Collaboration and external resources

  • This is an individual assignment. You may not work in teams or collaborate with other students. You must be the sole author of 100% of the code you turn in.

  • You may not look for solutions on the web, or use code you find online or anywhere else.

  • You may not download the data from any source other than the files provided on Blackboard, and you may not attempt to locate the test data on the web or anywhere else.

  • You may use packages in the Python Standard Library, as well as numpy. You may not use any other packages.

  • You may use external resources to learn basic functions of Python (such as reading and writing files, handling text strings, and basic math), but the extraction and computation of model parameters, as well as the use of these parameters for classification, must be your own work.

  • Failure to follow the above rules is considered a violation of academic integrity, and is grounds for failure of the assignment, or in serious cases failure of the course.
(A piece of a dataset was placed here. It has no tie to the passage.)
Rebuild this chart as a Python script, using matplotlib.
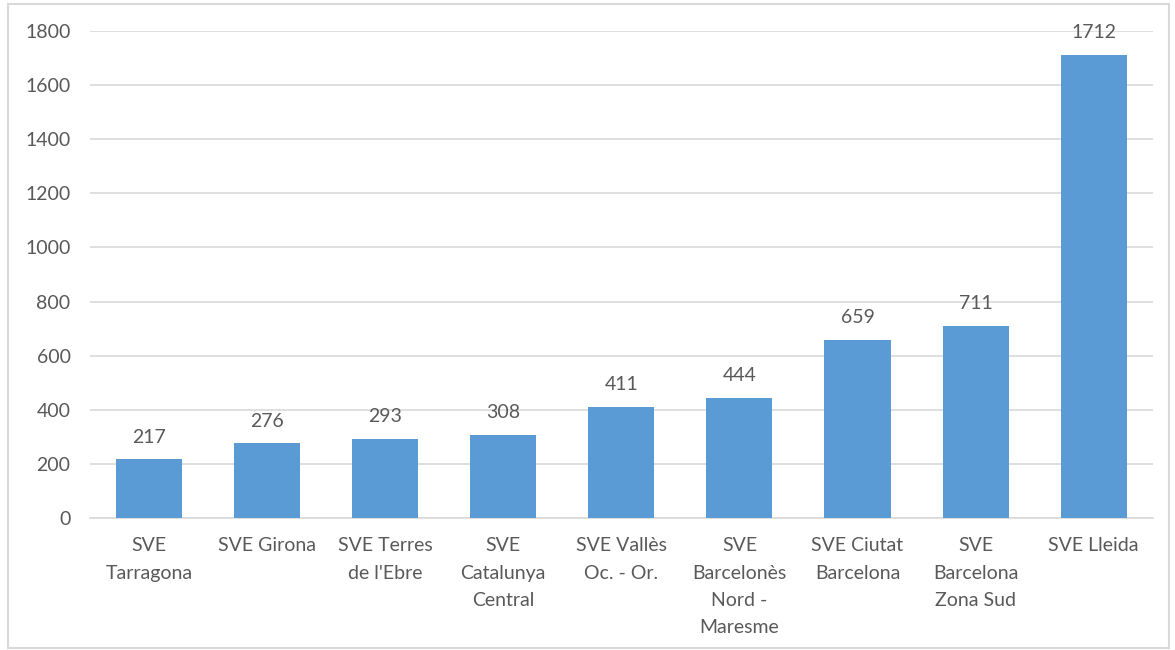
import matplotlib.pyplot as plt
from matplotlib.patches import Rectangle

plt.rcParams['font.family'] = ['Lato', 'DejaVu Sans']

categories = ["SVE\nTarragona", "SVE Girona", "SVE Terres\nde l'Ebre", "SVE\nCatalunya\nCentral",
              "SVE Vallès\nOc. - Or.", "SVE\nBarcelonès\nNord -\nMaresme", "SVE Ciutat\nBarcelona",
              "SVE\nBarcelona\nZona Sud", "SVE Lleida"]
values = [217, 276, 293, 308, 411, 444, 659, 711, 1712]
yticks = [0, 200, 400, 600, 800, 1000, 1200, 1400, 1600, 1800]

text_color = '#595959'
bar_color = '#5B9BD5'

fig = plt.figure(figsize=(11.75, 6.5), dpi=100)
ax = fig.add_axes([0.0766, 0.2031, 0.9044, 0.7492])

x = list(range(len(categories)))
bars = ax.bar(x, values, width=0.56, color=bar_color, zorder=3)

for xi, v in zip(x, values):
    ax.text(xi, v + 50, str(v), ha='center', va='bottom', fontsize=14, color=text_color)

ax.set_xlim(-0.5, len(categories) - 0.5)
ax.set_ylim(0, 1800)
ax.set_yticks(yticks)
ax.set_yticklabels([str(t) for t in yticks], fontsize=14, color=text_color)
ax.set_xticks(x)
ax.set_xticklabels(categories, fontsize=14, color=text_color, linespacing=1.72, va='top')
ax.tick_params(axis='both', length=0)
ax.tick_params(axis='y', pad=14)
ax.tick_params(axis='x', pad=14)

ax.grid(axis='y', color='#D9D9D9', linewidth=1.2, zorder=0)
for side in ['top', 'right', 'left']:
    ax.spines[side].set_visible(False)
ax.spines['bottom'].set_color('#D9D9D9')
ax.spines['bottom'].set_linewidth(1.2)

# light border round the chart area
fig.patches.append(Rectangle((8 / 1175, 2 / 650), 1 - 14 / 1175, 1 - 6 / 650,
                             transform=fig.transFigure, fill=False,
                             edgecolor='#D9D9D9', linewidth=1.5))

fig.savefig('out.png', dpi=100)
  • We use plagiarism detection software to identify similarities between student assignments, and between student assignments and known solutions on the web. Any attempt to fool plagiarism detection, for example the modification of code to reduce its similarity to the source, will result in an automatic failing grade for the course.

  • Please discuss any issues you have on the Piazza discussion boards. Do not ask questions about the assignment by email; if we receive questions by email where the response could be helpful for the class, we will ask you to repost the question on the discussion boards.